From a programmer''s point of view, you don''t need to worry about the order the bits are in. What might, occasionally, be of interest is the byte-order.

To correct AP, the Endian-ness of a machine doesn''t refer to bit order, but byte-order. A big-endian machine has the most significant byte first, whilst a little-endian machine has the least significant byte first.

This is actually significant, particularly to C programmers. If you''re storing a 4-byte long integer in memory, and need to cast it to a 2-byte short integer, then the way you get the short integer is dependant upon byte-order.

In a little-endian system, the bytes are arranged like ''1234''. Bytes ''12'' are its short value. To cast a long to a short, then, simply requires that the compiler generate instructions that operate upon a short.

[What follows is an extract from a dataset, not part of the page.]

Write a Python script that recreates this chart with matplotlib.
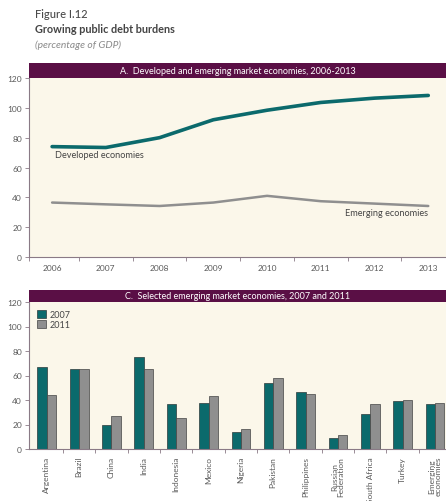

In a big-endian system, the bytes are arranged like ''4321''. Bytes ''21'' are its short value, but are also offset 2 bytes from the start of the long. To cast a long to a short on this system might require that you add two to the address as well as generating suitable instructions.

In practice, the compiler will handle everything. It will manage the offsets so that they don''t have to be adjusted at runtime, and will always know what instructions you''re telling it to use.